Five Starting Points for Capacity Building



What I call A Building Capacity, or ABC, leader will find many opportunities to support employees’ professional growth. I suggest starting with five high-leverage practices:

» Review and analyze the data with the goal of identifying the gaps in performance. In other words, being data-driven is the right place to start, though not an end in itself.

» Work with staff to reach consensus on a unified vision of outstanding teaching and a common language to talk about it. School system employees are products of various schools and came to the district with just as wide a variety of perspectives and skills. That, in itself, is a strength, because it provides expertise to draw on. But without a common set of expectations for what constitutes doing a job well, there is limited ability to pull together as a team and accomplish goals.

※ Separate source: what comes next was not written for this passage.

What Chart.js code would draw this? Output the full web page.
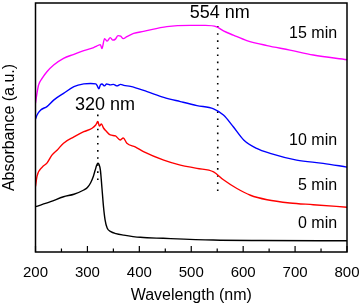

» Collaborate with employees to put a system of job-embedded coaching in place. If you can dedicate staff to this function, you have a huge advantage. Because most school systems have limited funds, they rely on current staff. That can be a hidden advantage because, as leaders assume the responsibility to develop their employees, their staff reaps the benefits and so do the leaders. After all, there is no better learning opportunity than when you teach someone else.

» Model by publicly working on his/her own expertise. Carol Dweck taught us that leaders who try to appear infallible inevitably fail because they limit their own learning and set up a false expectation that to succeed and be promoted, you can never be wrong. Leaders who are secure enough to publicly reflect on their own performance communicate that it is everyone’s responsibility to continuously grow — and then a self-fulfilling prophecy occurs. Everyone does improve.

» Share responsibility for coaching, supervising and evaluating employees. In many school districts, large and small, if you ask assistant superintendents, directors and other executive staff who writes their evaluations, they will admit they write their own evaluations (often with a lot of help from their assistants) and then give a polished rough draft to their boss who signs it or adds a few minor touches.

In these situations, no one is modeling for the district leaders, and it’s no wonder that they don’t do a good job coaching, supervising or evaluating principals. Then the principals follow their lead and require their assistant principals and teacher leaders to essentially supervise themselves. However, when leaders model by coaching, supervising and evaluating, everyone succeeds.